Abstract

The author presents a psychoanalytic interpretation of Mark Romanek's film Never Let Me Go, which concerns a society in which young adult clones have their internal organs ‘harvested’ for transplantation. Following some general remarks on the method of psychoanalytic film interpretation, strongly emphasising the aesthetics of form and artistic elements specific to film, the author develops the notion that through its cinematic perspectives and shots, Never Let Me Go dramatizes a specific relationship between the sublime and solitude. The film therefore deals with a particular intrinsic difference between expanse and constraint, as well as the limited and the eternal.
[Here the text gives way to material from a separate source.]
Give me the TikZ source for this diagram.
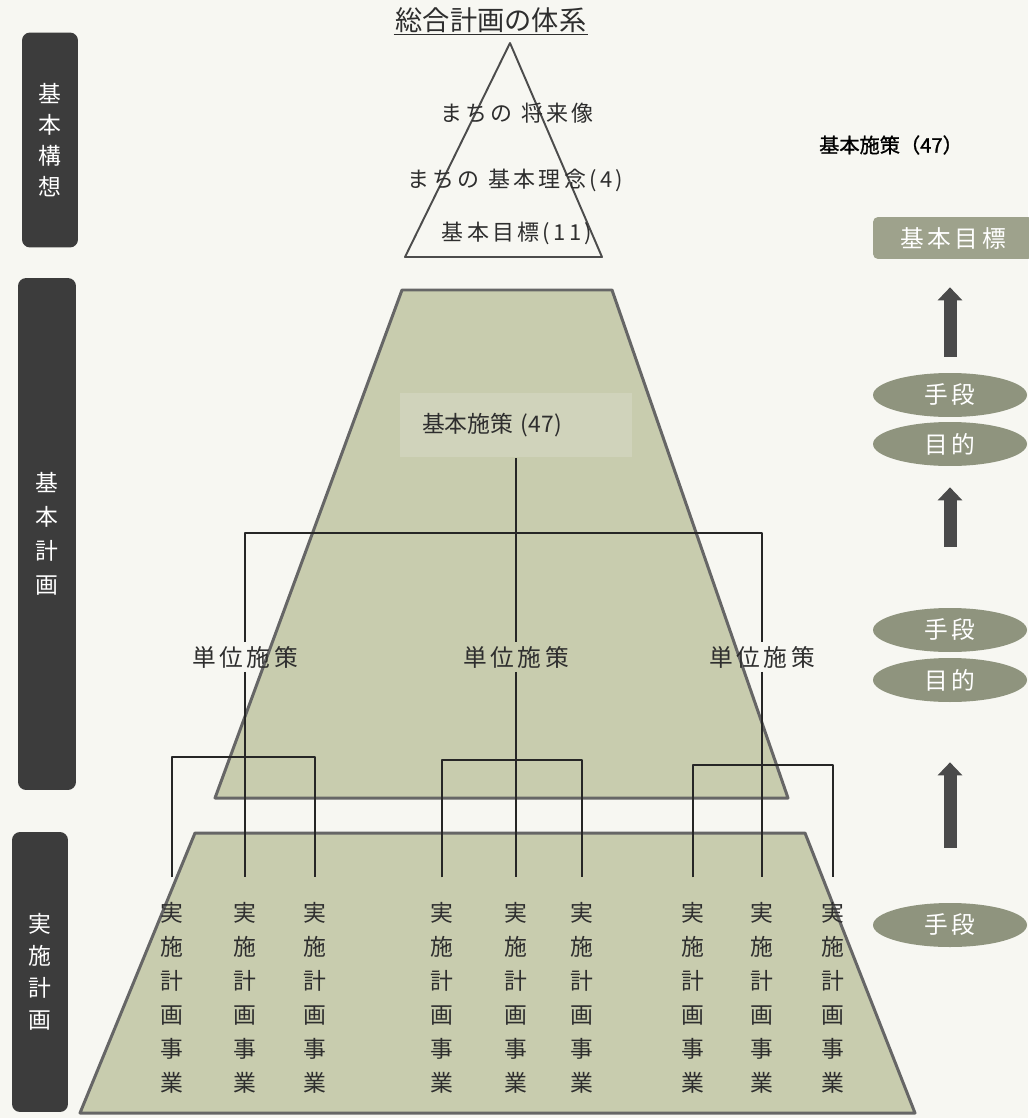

This leads the viewer to participate directly in a film‐specific way in the inner conflicts at work both in the film's theme and in its protagonists.In terms of aesthetic content, these conflicts are revealed as those of an inescapable thanatological theme that is essentially intertwined with an erotic one. The film shows how love, sexuality, and internal and external images arise from thanatological forces, and it simultaneously provides a way of sublating them (Hegel's Aufhebung) – that is, the film itself represents a benign drive fusion. The film's protagonists, however, struggle with a lack of early parenting and thus with the helplessness of facing individual drive development and the longing for a holding object. Hence, in formal terms, the film deals with the sublime, and, as I will show, it also deals with sublimation at the level of its content.